After fitting 16 billion separate fragments together, scientists have finally managed to sequence the genome of the loblolly pine tree, the largest ever genome sequenced so far.
To obtain the DNA, the scientists first had to remove the embryo from the seed, says Indiana University's Keithanne Mockaitis, an author on the paper. What remains is then a haploid, whose cells have just one set of chromosomes.
Using next-generation sequencing technology, researchers obtained billions of shorter sequence of bases. The challenge now was to sift through the data, identify the overlapping sequences, and assemble them together – a computational puzzle called "genome assembly."
In the case of loblolly pine, the huge size of the genome made this process difficult.
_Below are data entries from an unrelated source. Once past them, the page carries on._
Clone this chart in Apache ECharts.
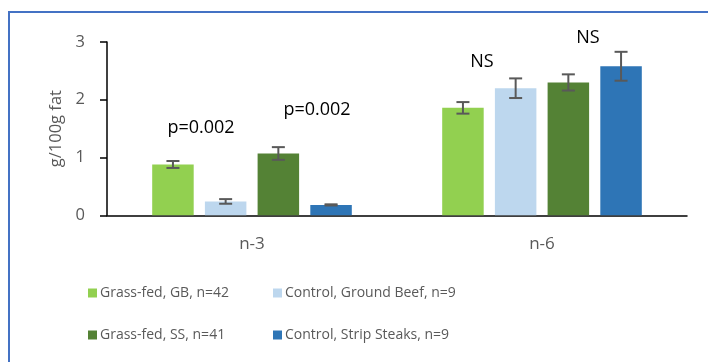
<!DOCTYPE html>
<html>
<head>
<meta charset="utf-8">
<script src="https://cdn.jsdelivr.net/npm/echarts@6/dist/echarts.min.js"></script>
<style>
html,body{margin:0;padding:0;background:#fff;}
#chart{width:708px;height:362px;}
</style>
</head>
<body>
<div id="chart"></div>
<script>
// ---- data ----
const categories = ['n-3', 'n-6'];
const seriesNames = ['Grass-fed, GB, n=42', 'Control, Ground Beef, n=9', 'Grass-fed, SS, n=41', 'Control, Strip Steaks, n=9'];
const gfGB   = [0.88, 1.86];
const ctlGB  = [0.24, 2.20];
const gfSS   = [1.07, 2.30];
const ctlSS  = [0.18, 2.58];
const errGfGB  = [0.06, 0.10];
const errCtlGB = [0.04, 0.17];
const errGfSS  = [0.11, 0.14];
const errCtlSS = [0.01, 0.25];
const yTicks = [0, 1, 2, 3];
const annotations = [
  // [categoryIndex, yValue, text, pixel offset from category centre]
  [0, 1.51, 'p=0.002', -51],
  [0, 1.82, 'p=0.002', 65],
  [1, 2.65, 'NS', -60],
  [1, 3.07, 'NS', 46]
];

// ---- styles ----
const colors = ['#92d050', '#bdd7ee', '#548235', '#2e75b6'];
const FONT = 'Open Sans';
const BAR_W = 41.5;
const BAR_GAP = 0.27;
const legendPos = [[88, 286], [273, 286], [88, 328], [273, 328]];

const values = [gfGB, ctlGB, gfSS, ctlSS];
const errs = [errGfGB, errCtlGB, errGfSS, errCtlSS];

const errData = [];
values.forEach((vals, s) => vals.forEach((v, c) => errData.push([c, v, errs[s][c], s])));

const chart = echarts.init(document.getElementById('chart'), null, {renderer: 'canvas'});

const barSeries = seriesNames.map((name, i) => ({
  name: name,
  type: 'bar',
  data: values[i],
  barWidth: BAR_W,
  barGap: (BAR_GAP * 100) + '%',
  itemStyle: {color: colors[i]},
  z: 2
}));

const legends = seriesNames.map((name, i) => ({
  data: [name],
  left: legendPos[i][0], top: legendPos[i][1],
  padding: 0,
  icon: 'rect', itemWidth: 9, itemHeight: 9, itemGap: 0,
  textStyle: {fontFamily: FONT, fontSize: 14, color: '#595959', padding: [0, 0, 0, -2]}
}));

chart.setOption({
  backgroundColor: '#ffffff',
  animation: false,
  grid: {left: 107, right: 21, top: 42, bottom: 146.7, containLabel: false},
  graphic: [{
    type: 'rect',
    shape: {x: 9, y: 12, width: 800, height: 500},
    style: {fill: null, stroke: '#4472c4', lineWidth: 2},
    silent: true
  }],
  legend: legends,
  xAxis: {
    type: 'category',
    data: categories,
    axisLine: {show: true, lineStyle: {color: '#000', width: 1.5}},
    axisTick: {show: false},
    axisLabel: {fontFamily: FONT, fontSize: 17, color: '#595959', margin: 20}
  },
  yAxis: {
    type: 'value',
    min: yTicks[0], max: yTicks[yTicks.length - 1], interval: 1,
    name: 'g/100g fat',
    nameLocation: 'middle',
    nameGap: 42,
    nameTextStyle: {fontFamily: FONT, fontSize: 16.5, color: '#595959'},
    axisLine: {show: true, lineStyle: {color: '#000', width: 1.5}},
    axisTick: {show: true, length: 7, lineStyle: {color: '#000', width: 1.5}},
    axisLabel: {fontFamily: FONT, fontSize: 16.5, color: '#595959', margin: 22},
    splitLine: {show: false}
  },
  series: barSeries.concat([{
    type: 'custom',
    name: 'err',
    data: errData,
    z: 5,
    clip: false,
    renderItem: function (params, api) {
      const c = api.value(0), v = api.value(1), e = api.value(2), s = api.value(3);
      const step = BAR_W * (1 + BAR_GAP);
      const center = api.coord([c, 0])[0];
      const x = center + (s - 1.5) * step;
      const top = api.coord([c, v + e])[1];
      const bot = api.coord([c, v - e])[1];
      const hw = 6.5;
      const st = {stroke: '#595959', lineWidth: 2};
      return {type: 'group', children: [
        {type: 'line', shape: {x1: x, y1: top, x2: x, y2: bot}, style: st},
        {type: 'line', shape: {x1: x - hw, y1: top, x2: x + hw, y2: top}, style: st},
        {type: 'line', shape: {x1: x - hw, y1: bot, x2: x + hw, y2: bot}, style: st}
      ]};
    }
  }, {
    type: 'custom',
    name: 'annot',
    data: annotations,
    z: 6,
    clip: false,
    renderItem: function (params, api) {
      const p = api.coord([api.value(0), api.value(1)]);
      const a = annotations[params.dataIndex];
      return {
        type: 'text',
        x: p[0] + a[3], y: p[1],
        style: {text: a[2], fontFamily: FONT, fontSize: 18, fill: '#000', align: 'center', verticalAlign: 'middle'}
      };
    }
  }])
});
</script>
</body>
</html>
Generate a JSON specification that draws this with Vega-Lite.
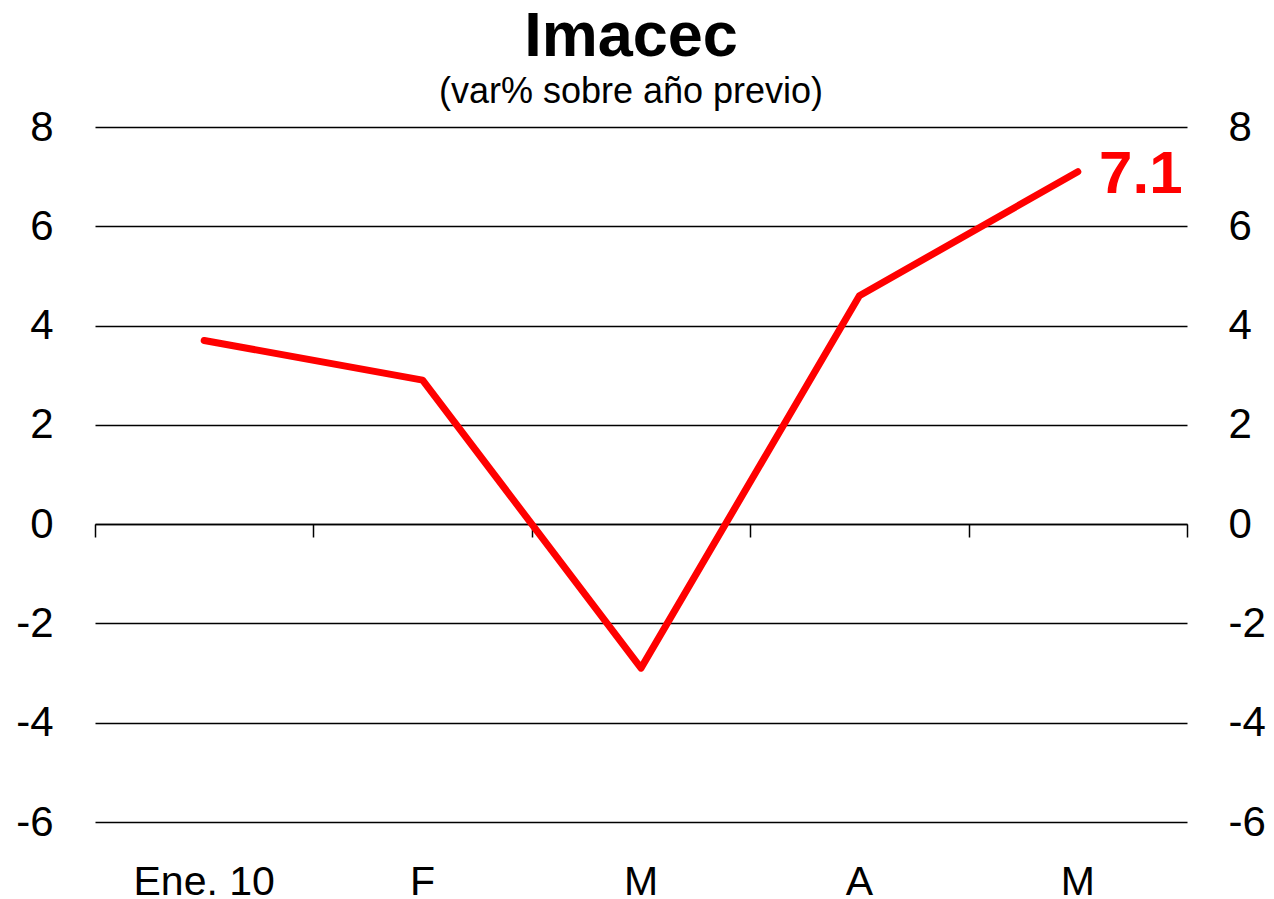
{
  "$schema": "https://vega.github.io/schema/vega-lite/v6.json",
  "width": 1092,
  "height": 695,
  "autosize": "none",
  "padding": {"left": 95, "top": 127, "right": 87, "bottom": 77},
  "background": "white",
  "config": {"view": {"stroke": null}, "font": "Liberation Sans"},
  "title": {
    "text": "Imacec",
    "subtitle": "(var% sobre año previo)",
    "font": "Liberation Sans",
    "fontSize": 63,
    "fontWeight": "bold",
    "color": "black",
    "subtitleFont": "Liberation Sans",
    "subtitleFontSize": 36,
    "subtitleColor": "black",
    "subtitlePadding": 6,
    "anchor": "middle",
    "dx": -10,
    "offset": -4
  },
  "data": {
    "values": [
      {"mes": "Ene. 10", "valor": 3.7, "etiqueta": ""},
      {"mes": "Feb", "valor": 2.9, "etiqueta": ""},
      {"mes": "Mar", "valor": -2.9, "etiqueta": ""},
      {"mes": "Abr", "valor": 4.6, "etiqueta": ""},
      {"mes": "May", "valor": 7.1, "etiqueta": "7.1"}
    ]
  },
  "layer": [
    {
      "mark": {"type": "line", "color": "#ff0000", "strokeWidth": 7, "strokeCap": "round", "strokeJoin": "round"},
      "encoding": {
        "x": {
          "field": "mes", "type": "ordinal", "sort": null, "bandPosition": 0.5,
          "scale": {"type": "band", "paddingInner": 0, "paddingOuter": 0},
          "axis": {
            "title": null, "domain": false, "ticks": false, "labelAngle": 0,
            "labelFontSize": 41, "labelColor": "black", "labelPadding": 40,
            "labelFont": "Liberation Sans",
            "labelExpr": "datum.label == 'Ene. 10' ? datum.label : substring(datum.label, 0, 1)"
          }
        },
        "y": {
          "field": "valor", "type": "quantitative",
          "scale": {"domain": [-6, 8], "nice": false, "zero": false},
          "axis": {
            "title": null, "orient": "left", "values": [-6, -4, -2, 0, 2, 4, 6, 8],
            "domain": false, "ticks": false, "grid": true, "gridColor": "black",
            "gridWidth": 1.5, "gridOpacity": 1, "labelFontSize": 42, "labelColor": "black",
            "labelPadding": 42, "labelFont": "Liberation Sans",
            "labelExpr": "datum.value < 0 ? '-' + abs(datum.value) : '' + datum.value"
          }
        }
      }
    },
    {
      "mark": {"type": "text", "color": "#ff0000", "fontSize": 60, "fontWeight": "bold", "font": "Liberation Sans", "align": "center", "baseline": "middle", "dx": 63, "dy": 3},
      "encoding": {
        "x": {
          "field": "mes", "type": "ordinal", "sort": null, "bandPosition": 0.5,
          "axis": {
            "title": null, "orient": "bottom", "offset": -298, "labels": false,
            "domain": true, "domainColor": "black", "domainWidth": 1.5,
            "ticks": true, "tickBand": "extent", "tickSize": 13, "tickColor": "black", "tickWidth": 1.5
          }
        },
        "y": {
          "field": "valor", "type": "quantitative",
          "axis": {
            "title": null, "orient": "right", "values": [-6, -4, -2, 0, 2, 4, 6, 8],
            "domain": false, "ticks": false, "grid": false, "labelFontSize": 42,
            "labelColor": "black", "labelPadding": 41, "labelFont": "Liberation Sans",
            "labelExpr": "datum.value < 0 ? '-' + abs(datum.value) : '' + datum.value"
          }
        },
        "text": {"field": "etiqueta"}
      }
    }
  ],
  "resolve": {"axis": {"x": "independent", "y": "independent"}}
}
The "challenge isn't just collecting all the sequence data. The problem is assembling that sequence into order," said David Neale, a professor of plant sciences at the University of California, Davis, who led the loblolly pine genome project.
"You have this big pile of tiny pieces and now you have to reassemble the book," said Steven Salzberg, professor of medicine and biostatistics at Johns Hopkins University, one of the directors of the loblolly genome assembly team, who was also an author on the papers.
As a solution, researchers developed a kind of software that eliminates repetitive base pairs from the original data, so that it can all fit within the memory of a supercomputer.
Getting rid of the redundancies is important because it leaves the computer with 100 times less sequence data to deal with, say researchers.
The loblolly will serve as a good "reference" genome because "the size of the pieces of consecutive sequence that we assembled are orders of magnitude larger than what's been previously published," said Dr. Neale.
The tree is a source of most American paper products. It is also an important feedstock for biofuel.
"In addition to its value as a resource for researchers and breeders, the loblolly pine genome sequence and assembly reported here demonstrates a novel approach to sequencing the large and complex genomes of this important group of plants that can now be widely applied, " say researchers.